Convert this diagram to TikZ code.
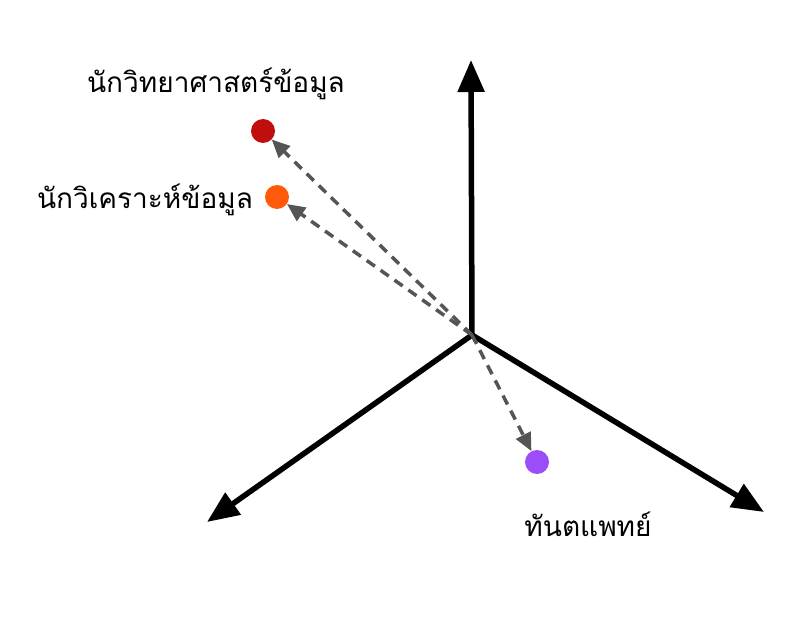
\documentclass[tikz,border=0pt]{standalone}
\usepackage{fontspec}
\newfontfamily\thaifont[Script=Thai]{Loma}
\usetikzlibrary{arrows.meta}
\definecolor{dsred}{HTML}{C00E0E}
\definecolor{daorange}{HTML}{FF5A0A}
\definecolor{dpurple}{HTML}{9B4DFA}
\definecolor{dgray}{HTML}{555555}
\tikzset{
  axis/.style={line width=5.5pt, black, -{Triangle[length=32pt,width=26pt]}},
  vec/.style={line width=3.5pt, dgray, dash pattern=on 10pt off 7pt, -{Triangle[length=18pt,width=16pt]}},
  dot/.style={circle, inner sep=0pt, minimum size=24pt},
  lbl/.style={font=\thaifont\fontsize{28}{32}\selectfont, inner sep=0pt}
}
\begin{document}
\begin{tikzpicture}[x=1pt,y=-1pt]
\useasboundingbox (0,0) rectangle (806,620);
\coordinate (o) at (472,335);
\coordinate (ax1) at (471,60);
\coordinate (ax2) at (207,522);
\coordinate (ax3) at (764,512);
\draw[axis] (o) -- (ax1);
\draw[axis] (o) -- (ax2);
\draw[axis] (o) -- (ax3);
\node[dot, fill=dsred] (ds) at (263,131) {};
\node[dot, fill=daorange] (da) at (277,197) {};
\node[dot, fill=dpurple] (dt) at (537,462) {};
\draw[vec] (o) -- (ds);
\draw[vec] (o) -- (da);
\draw[vec] (o) -- (dt);
\node[lbl] (lds) at (216,84) {นักวิทยาศาสตร์ข้อมูล};
\node[lbl] (lda) at (145,200) {นักวิเคราะห์ข้อมูล};
\node[lbl] (ldt) at (588,524) {ทันตแพทย์};
\end{tikzpicture}
\end{document}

REQUIRED WORK
Restate the listing above word for word, and skip the pictures.

SOLUTION TO THIS PROBLEM
Convert this diagram to TikZ code.
\documentclass[tikz,border=0pt]{standalone}
\usepackage{fontspec}
\newfontfamily\thaifont[Script=Thai]{Loma}
\usetikzlibrary{arrows.meta}
\definecolor{dsred}{HTML}{C00E0E}
\definecolor{daorange}{HTML}{FF5A0A}
\definecolor{dpurple}{HTML}{9B4DFA}
\definecolor{dgray}{HTML}{555555}
\tikzset{
  axis/.style={line width=5.5pt, black, -{Triangle[length=32pt,width=26pt]}},
  vec/.style={line width=3.5pt, dgray, dash pattern=on 10pt off 7pt, -{Triangle[length=18pt,width=16pt]}},
  dot/.style={circle, inner sep=0pt, minimum size=24pt},
  lbl/.style={font=\thaifont\fontsize{28}{32}\selectfont, inner sep=0pt}
}
\begin{document}
\begin{tikzpicture}[x=1pt,y=-1pt]
\useasboundingbox (0,0) rectangle (806,620);
\coordinate (o) at (472,335);
\coordinate (ax1) at (471,60);
\coordinate (ax2) at (207,522);
\coordinate (ax3) at (764,512);
\draw[axis] (o) -- (ax1);
\draw[axis] (o) -- (ax2);
\draw[axis] (o) -- (ax3);
\node[dot, fill=dsred] (ds) at (263,131) {};
\node[dot, fill=daorange] (da) at (277,197) {};
\node[dot, fill=dpurple] (dt) at (537,462) {};
\draw[vec] (o) -- (ds);
\draw[vec] (o) -- (da);
\draw[vec] (o) -- (dt);
\node[lbl] (lds) at (216,84) {นักวิทยาศาสตร์ข้อมูล};
\node[lbl] (lda) at (145,200) {นักวิเคราะห์ข้อมูล};
\node[lbl] (ldt) at (588,524) {ทันตแพทย์};
\end{tikzpicture}
\end{document}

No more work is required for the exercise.